Home and Community Care Digest

Home and Community Care Digest 6(2) May 2007 : 0-0

A physical activity exercise program for seniors that brings a lasting benefit


With the increasing elderly population, the maintenance of independence among older seniors has become a key clinical and public health priority. Physical activity has been shown to improve mobility and reduce the risk of disability, therefore promoting independence among the elderly. This study compares the effects of two treatment models - Physical Activity, and Successful Aging - over a one-year period on the mobility status of sedentary seniors at risk for disability. The results suggest that compared to the Successful Aging strategy, the Physical Activity intervention generated significant improvements in seniors' walking capacity and might also reduce the risk of mobility-related disability one year after the start of treatment. The findings are indicative of a simple and practical exercise program that facilitates successful transition from institution-based to home-based treatment.
Background: The maintenance of seniors' independence has become a key clinical and public health priority with the increasing elderly population. Prior research has found that the lack of mobility (or sedentary behaviour) is a strong risk factor for institutionalization, disability, and death among nondisabled seniors. Currently, while exercise and health education are common components in most adult day programs for older adults, there are no standardized programs. Although a few studies have demonstrated the benefits of physical activity programs on improved mobility, evidence from large, multi-centre studies that a program model can have long-lasting effects in promoting functional mobility in seniors is lacking. This study aims to fill this void by comparing the effectiveness of a Physical Activity program versus a Successful Aging health education program on the mobility of a non-disabled but sedentary elderly population.

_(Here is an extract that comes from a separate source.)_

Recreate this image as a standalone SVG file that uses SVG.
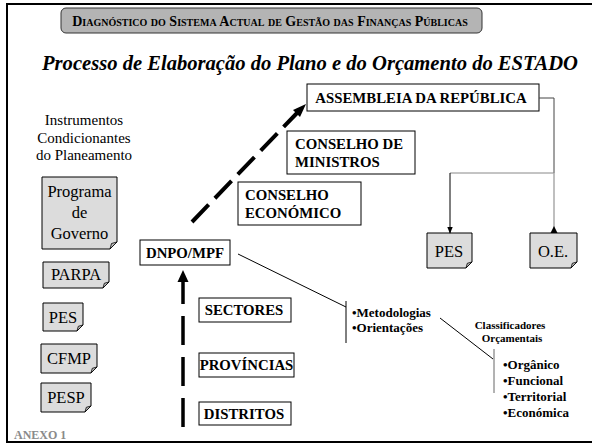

Methods: The effectiveness of two treatment models - a Physical Activity intervention and a Successful Aging health education program - on the mobility status of a sedentary community-dwelling elderly population were compared. Mass mailing and media advertising were used to recruit participants from four areas in the US. Four hundred and twenty-four seniors (aged 70-89 years) were eligible for participation in the study and were randomly assigned to one of the two treatment groups for a period of one year. Characteristics of participants (e.g., medical status) were matched in the two groups. The mobility status of participants in each group was assessed at the start of the study period, and then again at the 6th and 12th month. Mobility status was assessed using a standardized measure of lower extremity physical performance: the Short Physical Performance Battery (SPPB), which measures standing, balance, walking speed, and ability to rise from a chair, and a 400-metre walk test. Performance was ranked on a scale of 0 to 4 (0=inability to complete task; 4=highest level of performance). The Physical Activity intervention (n=213) consisted of a combination of aerobic, strength, balance, and flexibility exercises to promote mobility, and focused on walking as the primary mode of exercise. The intervention started in an institution and was gradually integrated to the participants' home. The Successful Aging health education intervention (n=211) consisted of weekly educational group meetings designed to encourage healthy living and an instructor-led 5-10 minute upper extremity stretching exercise.

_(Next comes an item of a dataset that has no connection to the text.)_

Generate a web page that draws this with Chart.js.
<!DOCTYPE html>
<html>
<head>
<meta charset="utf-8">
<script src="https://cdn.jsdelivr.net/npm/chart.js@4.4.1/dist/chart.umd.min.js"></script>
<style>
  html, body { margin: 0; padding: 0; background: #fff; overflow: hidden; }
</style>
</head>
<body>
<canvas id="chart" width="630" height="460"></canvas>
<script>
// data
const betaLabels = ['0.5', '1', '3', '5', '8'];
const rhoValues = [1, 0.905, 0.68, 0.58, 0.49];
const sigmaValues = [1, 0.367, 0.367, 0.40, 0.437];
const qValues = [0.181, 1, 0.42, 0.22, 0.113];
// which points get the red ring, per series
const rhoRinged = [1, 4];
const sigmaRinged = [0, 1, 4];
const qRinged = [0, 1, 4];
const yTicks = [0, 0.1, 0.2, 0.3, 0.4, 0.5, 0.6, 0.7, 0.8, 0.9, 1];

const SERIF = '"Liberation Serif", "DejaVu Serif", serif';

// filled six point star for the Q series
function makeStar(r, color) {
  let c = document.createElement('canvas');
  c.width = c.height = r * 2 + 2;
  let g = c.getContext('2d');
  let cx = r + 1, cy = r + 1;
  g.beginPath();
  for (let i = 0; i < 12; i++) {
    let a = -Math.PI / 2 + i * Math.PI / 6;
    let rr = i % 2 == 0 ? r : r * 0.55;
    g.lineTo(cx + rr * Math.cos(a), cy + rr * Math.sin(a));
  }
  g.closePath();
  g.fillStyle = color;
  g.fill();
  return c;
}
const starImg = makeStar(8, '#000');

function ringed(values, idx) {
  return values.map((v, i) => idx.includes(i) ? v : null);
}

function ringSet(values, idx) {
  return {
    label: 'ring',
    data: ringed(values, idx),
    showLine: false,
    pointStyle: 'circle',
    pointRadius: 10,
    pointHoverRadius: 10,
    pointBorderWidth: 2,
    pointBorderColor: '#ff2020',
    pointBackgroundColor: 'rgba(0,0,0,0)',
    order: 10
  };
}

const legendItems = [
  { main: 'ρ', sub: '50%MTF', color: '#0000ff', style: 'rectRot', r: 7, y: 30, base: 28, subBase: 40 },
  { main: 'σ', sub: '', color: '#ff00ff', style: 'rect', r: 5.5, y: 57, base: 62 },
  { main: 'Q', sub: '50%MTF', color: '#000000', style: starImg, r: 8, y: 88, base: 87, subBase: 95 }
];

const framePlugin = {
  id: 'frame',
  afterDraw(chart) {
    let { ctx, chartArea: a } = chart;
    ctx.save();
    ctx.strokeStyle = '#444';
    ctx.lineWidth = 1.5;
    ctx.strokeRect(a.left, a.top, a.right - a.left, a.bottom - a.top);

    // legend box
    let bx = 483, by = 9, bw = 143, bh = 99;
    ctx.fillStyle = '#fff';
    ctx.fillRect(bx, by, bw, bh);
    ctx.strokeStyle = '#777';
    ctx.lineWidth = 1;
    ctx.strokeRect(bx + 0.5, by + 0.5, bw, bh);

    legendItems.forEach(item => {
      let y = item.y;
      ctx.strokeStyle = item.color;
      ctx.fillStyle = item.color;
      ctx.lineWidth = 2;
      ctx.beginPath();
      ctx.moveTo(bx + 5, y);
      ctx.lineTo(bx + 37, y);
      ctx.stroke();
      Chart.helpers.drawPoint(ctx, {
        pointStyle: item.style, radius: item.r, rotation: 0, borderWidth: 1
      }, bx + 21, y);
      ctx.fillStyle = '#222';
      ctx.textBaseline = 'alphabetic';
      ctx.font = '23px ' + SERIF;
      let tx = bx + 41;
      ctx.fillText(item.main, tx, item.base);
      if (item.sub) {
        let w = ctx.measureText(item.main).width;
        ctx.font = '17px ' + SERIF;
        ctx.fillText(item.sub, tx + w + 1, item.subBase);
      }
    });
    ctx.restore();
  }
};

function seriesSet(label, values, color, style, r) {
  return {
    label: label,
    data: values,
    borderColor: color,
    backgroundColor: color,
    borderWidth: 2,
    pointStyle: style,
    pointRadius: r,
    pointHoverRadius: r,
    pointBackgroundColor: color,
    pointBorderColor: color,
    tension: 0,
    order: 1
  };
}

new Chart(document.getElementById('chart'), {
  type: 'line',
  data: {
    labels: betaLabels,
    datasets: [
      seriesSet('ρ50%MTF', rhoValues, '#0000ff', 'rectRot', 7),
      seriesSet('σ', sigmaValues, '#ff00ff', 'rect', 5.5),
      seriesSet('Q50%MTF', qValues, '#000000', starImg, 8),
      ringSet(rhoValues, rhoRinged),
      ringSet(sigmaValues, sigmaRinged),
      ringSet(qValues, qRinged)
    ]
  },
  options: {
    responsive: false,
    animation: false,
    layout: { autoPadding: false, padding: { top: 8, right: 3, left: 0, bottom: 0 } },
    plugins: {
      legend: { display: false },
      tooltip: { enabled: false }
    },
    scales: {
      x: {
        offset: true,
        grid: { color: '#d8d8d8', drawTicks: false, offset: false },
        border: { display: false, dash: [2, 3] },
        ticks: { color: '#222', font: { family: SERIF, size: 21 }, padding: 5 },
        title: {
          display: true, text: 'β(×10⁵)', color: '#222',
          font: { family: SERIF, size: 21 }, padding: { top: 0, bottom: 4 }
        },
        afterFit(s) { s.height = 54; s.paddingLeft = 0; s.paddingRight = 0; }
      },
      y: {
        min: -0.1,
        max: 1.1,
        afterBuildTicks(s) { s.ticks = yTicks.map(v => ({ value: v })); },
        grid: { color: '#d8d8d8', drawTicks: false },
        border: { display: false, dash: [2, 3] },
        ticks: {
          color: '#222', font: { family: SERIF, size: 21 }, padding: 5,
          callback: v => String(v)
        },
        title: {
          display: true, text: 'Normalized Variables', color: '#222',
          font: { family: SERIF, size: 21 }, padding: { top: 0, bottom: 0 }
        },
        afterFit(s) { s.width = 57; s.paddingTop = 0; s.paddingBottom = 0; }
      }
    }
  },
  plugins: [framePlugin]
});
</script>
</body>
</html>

Findings: The participants in the two groups were similar in gender (68% women), age (average=76.8 years), race (25.5% racial/ethnic minority), educational level, and health history. At the start of the study, participants in both groups were similar in physical performance and physical activity level. At 6 months, participants in the Physical Activity group performed significantly more moderate exercises and burned more calories performing their exercises than the Successful Aging group. At 12 months, the Physical Activity group showed significant improvement in mobility (i.e., both the SPPB score and 400-metre walk improved), while mobility declined in the Successful Aging group. The Physical Activity group was also less likely to experience major disability or death at the 12-month measure point.

Conclusions: This study suggests that a simple and practical Physical Activity intervention program (i.e., treatment that focuses on walking capacity, moderate leg strengthening, and balance exercises) can improve the mobility status, reduce the risk of disability, and reduce the death rate in sedentary seniors over a 12-month period. Moreover, the study demonstrates that the intervention can successfully transition from the health care institutional setting to the home setting. The findings suggest a treatment protocol for the incorporation of physical exercises in adult day centers and home care treatment programs for the long-term maintenance of the physical well-being of older adults.

Reference: Pahor M, Blair SN, Espeland M, Fielding R., et al. "Effects of a physical activity intervention on measures of physical performance: Results of the Lifestyle Interventions and Independence for Elders Pilot (LIFE-P) Study." The Journals of Gerontology. 2006;61A(11):1157-1165.